Las Vegas Sun

April 25, 2024

NYC’s Carnegie Deli reopens after 10-month shutdown

Carnegie Deli

Bebeto Matthews / AP

This April 6, 2004 file photo shows the exterior of the Carnegie Deli and Restaurant in New York.

NEW YORK — Ten months after being caught stealing gas for cooking, the Carnegie Deli, renowned for its massive meat sandwiches named for famous New Yorkers, reopened Tuesday morning.

By midday, customers were again filing into the 79-year-old restaurant on Seventh Avenue to order pastrami, corned beef and cheesecake. But Kurt Benjamin had them beat.

Benjamin, an investor from Los Angeles, had been one of the first people through the doors when the restaurant opened about 8:45 a.m., said Cristyne Nicholas, a spokeswoman for the deli. He and a business associate, Larry Marion of Brooklyn, shared a meal, and a few hours later, Benjamin was on a plane back to California carrying a Woody Allen — a $29.99 pile of corned beef and pastrami on rye.

“I’m taking it back to L.A. to make everybody jealous,” Benjamin said as his plane prepared to taxi. He said he had heard on Monday that the deli was reopening, and he had to squeeze in a visit. “It’s a pillar of New York culture,” he said.

Nicholas said the deli planned to have an official reopening on Feb. 17, but had a “soft opening” on Tuesday to prepare the staff. She said that the deli had hired some hostesses and cashiers, but that many of its 50 or so employees had been working there before the closing in April.

The city’s Buildings Department ordered the restaurant shut down after employees of the Consolidated Edison utility company discovered that natural gas had been diverted inside the building before it reached the company’s meter. The deli’s owner, Marian Harper, said she was unaware of the illegal tapping and paid the utility $40,050 for the gas that had been siphoned off over the previous six years.
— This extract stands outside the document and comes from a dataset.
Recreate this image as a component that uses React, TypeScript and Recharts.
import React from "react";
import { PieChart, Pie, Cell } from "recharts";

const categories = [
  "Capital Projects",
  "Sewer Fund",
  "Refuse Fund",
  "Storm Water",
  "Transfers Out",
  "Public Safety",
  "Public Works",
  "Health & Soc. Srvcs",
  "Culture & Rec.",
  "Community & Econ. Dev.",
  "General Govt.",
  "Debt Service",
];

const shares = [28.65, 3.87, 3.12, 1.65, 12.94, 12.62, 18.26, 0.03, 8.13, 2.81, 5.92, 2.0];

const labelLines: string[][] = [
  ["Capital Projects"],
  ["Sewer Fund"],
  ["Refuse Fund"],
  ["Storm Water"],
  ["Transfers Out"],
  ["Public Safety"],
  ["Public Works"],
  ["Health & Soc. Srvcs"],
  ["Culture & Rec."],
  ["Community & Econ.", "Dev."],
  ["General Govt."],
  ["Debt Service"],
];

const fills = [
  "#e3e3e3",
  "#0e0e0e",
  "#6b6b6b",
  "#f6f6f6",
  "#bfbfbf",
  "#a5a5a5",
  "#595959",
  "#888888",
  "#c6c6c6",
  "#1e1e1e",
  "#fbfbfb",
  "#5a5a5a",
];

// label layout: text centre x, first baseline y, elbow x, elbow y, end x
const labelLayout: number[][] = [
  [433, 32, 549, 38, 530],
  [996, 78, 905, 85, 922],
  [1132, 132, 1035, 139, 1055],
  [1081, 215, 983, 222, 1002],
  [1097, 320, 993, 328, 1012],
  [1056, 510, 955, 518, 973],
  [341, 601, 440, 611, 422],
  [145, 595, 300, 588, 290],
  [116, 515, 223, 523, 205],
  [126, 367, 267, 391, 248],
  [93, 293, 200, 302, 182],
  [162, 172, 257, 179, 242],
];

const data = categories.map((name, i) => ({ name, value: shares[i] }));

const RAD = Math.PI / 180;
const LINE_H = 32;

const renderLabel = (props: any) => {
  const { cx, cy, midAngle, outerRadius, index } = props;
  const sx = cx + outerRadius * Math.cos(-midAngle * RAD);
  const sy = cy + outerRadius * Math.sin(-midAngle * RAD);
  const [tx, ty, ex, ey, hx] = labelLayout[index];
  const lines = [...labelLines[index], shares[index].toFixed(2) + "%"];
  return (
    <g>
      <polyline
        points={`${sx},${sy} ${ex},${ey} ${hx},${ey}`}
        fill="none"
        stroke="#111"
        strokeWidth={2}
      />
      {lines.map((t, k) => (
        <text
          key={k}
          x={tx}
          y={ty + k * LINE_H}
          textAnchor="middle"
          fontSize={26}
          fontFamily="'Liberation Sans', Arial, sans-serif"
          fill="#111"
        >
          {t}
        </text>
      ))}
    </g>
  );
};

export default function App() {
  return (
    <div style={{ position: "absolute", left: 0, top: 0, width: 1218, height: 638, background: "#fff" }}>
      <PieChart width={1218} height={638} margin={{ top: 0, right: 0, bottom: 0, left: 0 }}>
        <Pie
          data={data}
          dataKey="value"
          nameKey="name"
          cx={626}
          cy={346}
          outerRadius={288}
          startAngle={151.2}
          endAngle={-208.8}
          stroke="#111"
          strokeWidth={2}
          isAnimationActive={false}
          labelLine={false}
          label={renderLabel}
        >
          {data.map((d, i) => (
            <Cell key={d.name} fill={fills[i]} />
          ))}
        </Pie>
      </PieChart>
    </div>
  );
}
Repairing the pipes took much longer than Harper had anticipated. In the meantime, the deli remained closed and tenants who lived in the apartments above it went through the summer, fall and into winter without gas for heating or cooking. Heat was finally restored a few weeks ago.

“They got everything fixed,” Nicholas said. “This was the earliest that they could open.”

Little else changed in nearly a year, she said. “It looks the same, same menu. And today, finally, it smells the same. It’s got that beautiful aroma of pastrami and corned beef.”